Opposition by society to infanticide was negligible until modern times. Jews considered any child who died within thirty days after birth, even by violence, to have been a "miscarriage."122 Most ancient societies openly approved of infanticide, and although Roman law, in response to Christianity, made infanticide a capital offense in 374 C.E., no cases have been found punishing it.123 Anglo-Saxons actually considered infanticide a virtue, not a crime, saying, "A child cries when he comes into the world, for he anticipates its wretchedness. It is well for him that he should die...he was placed on a slanting roof [and] if he laughed, he was reared, but if he was frightened and cried, he was thrust out to perish."124 Prosecutions for infanticide before the modern period were rare.125 Even medieval penitentials excused mothers who killed their newborn before feeding them.126 By Puritan times, a few mothers began being hanged for infanticide.127 But even in the nineteenth century it was still "not an uncommon spectacle to see the corpses of infants lying in the streets or on the dunghills of London and other large cities.128 The English at the end of the century had over seven million children enrolled in "burial insurance societies;" with the infant mortality rate at 50 percent, parents could easily collect the insurance by killing their child. As one doctor said, "sudden death in infants is too common a circumstance to be brought before the attention of the coroner...Free medical care for children was refused...'No, thank you, he is in two burial clubs' was a frequent reply to offers of medical assistance for a sick child. Arsenic was a favorite poison..."129


A lot of what this author says is extremely radical and controversial (though that doesn't mean it's any the less authoritative). What I'm quoting is neither radical nor controversial, at least for anyone acquainted with history. Widespread and routine infanticide are very well documented. And certainly, one can't understand ancient history without it.

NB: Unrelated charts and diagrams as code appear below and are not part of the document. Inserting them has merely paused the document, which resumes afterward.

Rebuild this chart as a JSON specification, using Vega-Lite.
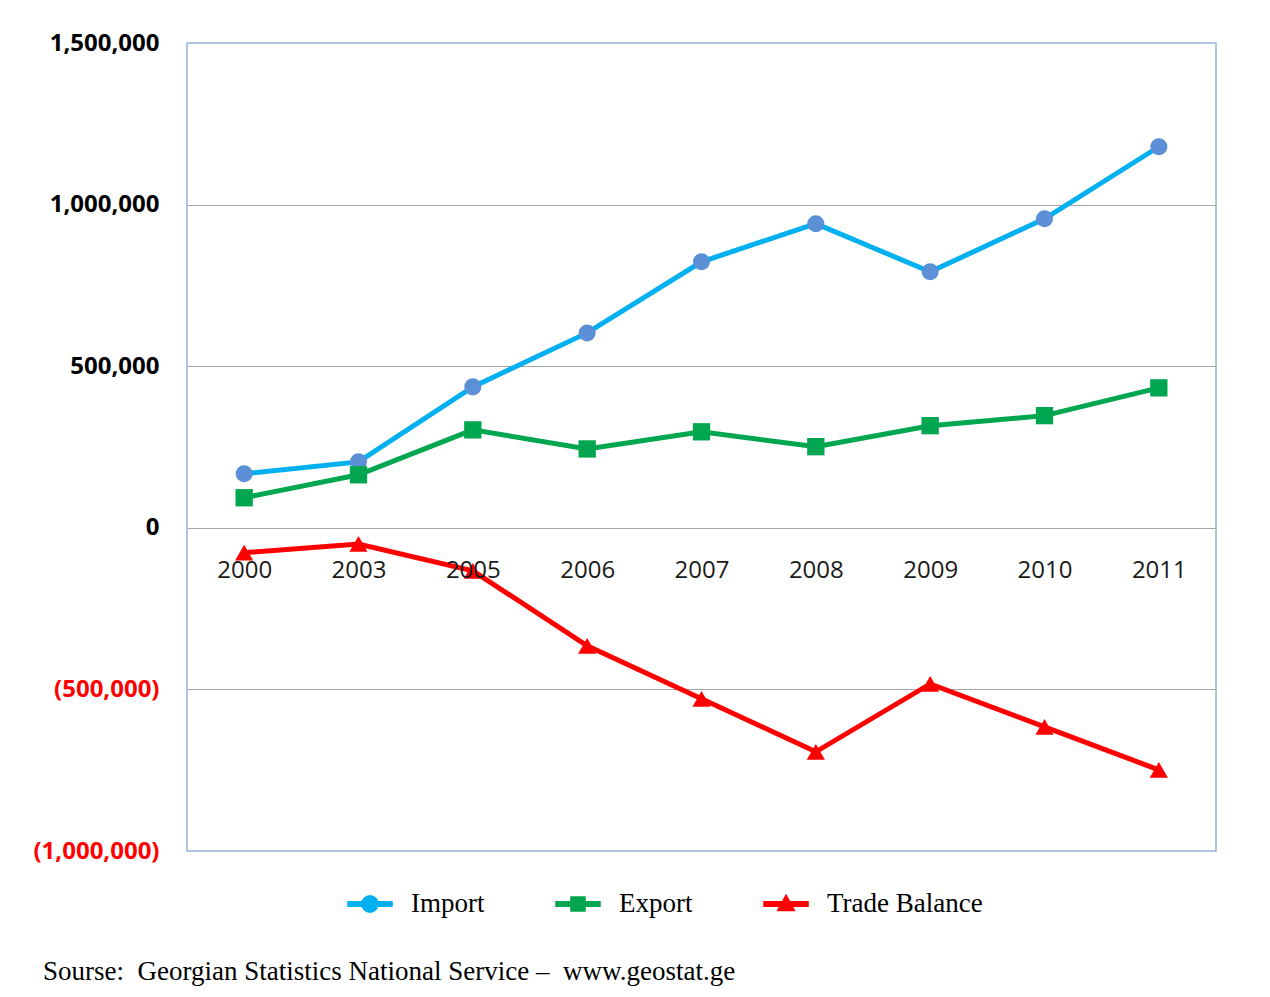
{
  "$schema": "https://vega.github.io/schema/vega-lite/v6.json",
  "autosize": "none",
  "width": 1029,
  "height": 808,
  "padding": {"left": 187, "top": 43, "right": 54, "bottom": 146},
  "background": "white",
  "config": {
    "view": {"stroke": "#95B3D7", "strokeWidth": 1.5},
    "axis": {"grid": true, "gridColor": "#A6A6A6", "gridWidth": 1, "domain": false, "ticks": false}
  },
  "title": {
    "text": "Sourse:\u00a0 Georgian Statistics National Service –\u00a0 www.geostat.ge",
    "orient": "bottom",
    "anchor": "start",
    "frame": "group",
    "font": "Liberation Serif",
    "fontSize": 27,
    "fontWeight": "normal",
    "color": "#000000",
    "dx": -144,
    "offset": 42
  },
  "data": {
    "values": [
      {"year": "2000", "series": "Import", "value": 167000},
      {"year": "2003", "series": "Import", "value": 204000},
      {"year": "2005", "series": "Import", "value": 436000},
      {"year": "2006", "series": "Import", "value": 603000},
      {"year": "2007", "series": "Import", "value": 823000},
      {"year": "2008", "series": "Import", "value": 941000},
      {"year": "2009", "series": "Import", "value": 792000},
      {"year": "2010", "series": "Import", "value": 956000},
      {"year": "2011", "series": "Import", "value": 1179000},
      {"year": "2000", "series": "Export", "value": 93000},
      {"year": "2003", "series": "Export", "value": 164000},
      {"year": "2005", "series": "Export", "value": 303000},
      {"year": "2006", "series": "Export", "value": 244000},
      {"year": "2007", "series": "Export", "value": 297000},
      {"year": "2008", "series": "Export", "value": 251000},
      {"year": "2009", "series": "Export", "value": 316000},
      {"year": "2010", "series": "Export", "value": 347000},
      {"year": "2011", "series": "Export", "value": 433000},
      {"year": "2000", "series": "Trade Balance", "value": -77000},
      {"year": "2003", "series": "Trade Balance", "value": -50000},
      {"year": "2005", "series": "Trade Balance", "value": -133000},
      {"year": "2006", "series": "Trade Balance", "value": -365000},
      {"year": "2007", "series": "Trade Balance", "value": -529000},
      {"year": "2008", "series": "Trade Balance", "value": -693000},
      {"year": "2009", "series": "Trade Balance", "value": -483000},
      {"year": "2010", "series": "Trade Balance", "value": -616000},
      {"year": "2011", "series": "Trade Balance", "value": -749000}
    ]
  },
  "encoding": {
    "x": {
      "field": "year", "type": "nominal", "sort": null,
      "scale": {"type": "point", "padding": 0.5},
      "axis": {
        "title": null, "grid": false, "labelAngle": 0, "offset": -324, "labelPadding": 31,
        "labelFont": "Open Sans", "labelFontSize": 24, "labelColor": "#1a1a1a", "zindex": 2
      }
    },
    "y": {
      "field": "value", "type": "quantitative",
      "scale": {"domain": [-1000000, 1500000], "nice": false, "zero": false},
      "axis": {
        "title": null,
        "values": [-1000000, -500000, 0, 500000, 1000000, 1500000],
        "labelExpr": "datum.value < 0 ? '(' + format(-datum.value, ',') + ')' : format(datum.value, ',')",
        "labelColor": {"expr": "datum.value < 0 ? '#FF0000' : '#000000'"},
        "labelFont": "Open Sans", "labelFontWeight": "bold", "labelFontSize": 24,
        "labelPadding": 28,
        "gridColor": {"expr": "datum.value == 1500000 || datum.value == -1000000 ? 'transparent' : '#A6A6A6'"}
      }
    }
  },
  "layer": [
    {
      "mark": {"type": "point", "filled": true, "size": 0, "opacity": 1},
      "encoding": {
        "color": {
          "field": "series", "type": "nominal", "title": null,
          "scale": {"domain": ["Import", "Export", "Trade Balance"], "range": ["#00B0F0", "#00A650", "#FF0000"]},
          "legend": {
            "orient": "none", "legendX": 160, "legendY": 838, "direction": "horizontal",
            "symbolSize": 1936,
            "labelFont": "Liberation Serif", "labelFontSize": 27, "labelColor": "#000000",
            "labelOffset": 18, "columnPadding": 68, "labelLimit": 300
          }
        },
        "shape": {
          "field": "series", "type": "nominal", "title": null,
          "scale": {
            "domain": ["Import", "Export", "Trade Balance"],
            "range": [
              "M-1,-0.1H1V0.1H-1Z M0.37,0A0.37,0.37 0 1 1 -0.37,0A0.37,0.37 0 1 1 0.37,0Z",
              "M-1,-0.1H1V0.1H-1Z M-0.32,-0.32H0.32V0.32H-0.32Z",
              "M-1,-0.1H1V0.1H-1Z M0,-0.4L0.38,0.3L-0.38,0.3Z"
            ]
          }
        }
      }
    },
    {
      "mark": {"type": "line", "strokeWidth": 5},
      "encoding": {
        "stroke": {
          "field": "series", "type": "nominal",
          "scale": {"domain": ["Import", "Export", "Trade Balance"], "range": ["#00B0F0", "#00A650", "#FF0000"]},
          "legend": null
        },
        "detail": {"field": "series"}
      }
    },
    {
      "transform": [{"filter": "datum.series == 'Import'"}],
      "mark": {"type": "point", "shape": "circle", "filled": true, "opacity": 1, "size": 290, "color": "#5B8FD6"}
    },
    {
      "transform": [{"filter": "datum.series == 'Export'"}],
      "mark": {"type": "point", "shape": "square", "filled": true, "opacity": 1, "size": 300, "color": "#00A650"}
    },
    {
      "transform": [{"filter": "datum.series == 'Trade Balance'"}],
      "mark": {"type": "point", "shape": "triangle-up", "filled": true, "opacity": 1, "size": 330, "color": "#FF0000"}
    }
  ]
}
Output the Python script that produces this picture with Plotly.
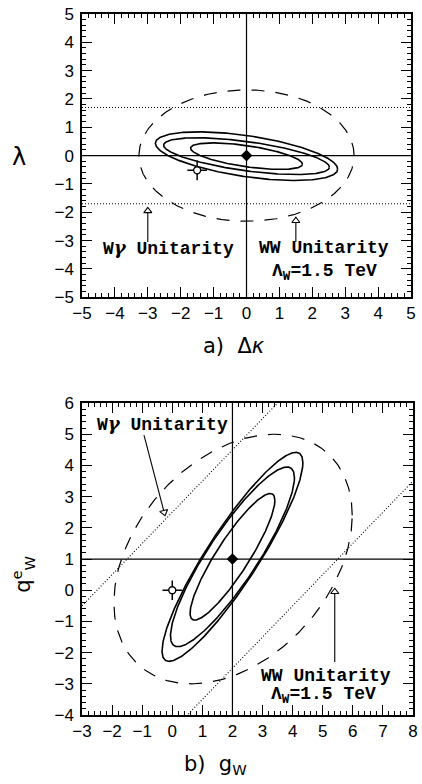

I don't like to quote so extensively but I prefer to do it here than in the article. -- ark


Let's be very clear about how "Loving" infanticidal people are towards children. They're not! Anyone who reports them as such is delusional. It's that simple.

Now, the proof of this is only slightly more complex.

  1. do the infanticidal parents' touching of the infants differ in any way from a dildo? No.
  2. do the infanticidal parents pay attention to the needs of the infant or child? Absolutely not.
  3. do the infanticidal parents even look in the eyes of the infant or child? No.

From these considerations alone, one must conclude that the anthropologists involved are hallucinating. Or seriously deluding themselves.


Why was the section on the Chinese situation redundant. The notion that female infanticide is common in China is common enough that it bears some discussion about why demographers don't think it is common.


Removed this statement.......

Infanticide can be deduced from very skewed birth statistics. The natural male to female birth ratio is slightly below 1:1. And the life expectancy of females is naturally greater than males. When a society has a male to female ratio of 2:1 or 3:1 in children or adults, infanticide is a safe conclusion.


There are areas of China and India which have extremely skewed birth rates which are due to sex-selective abortions.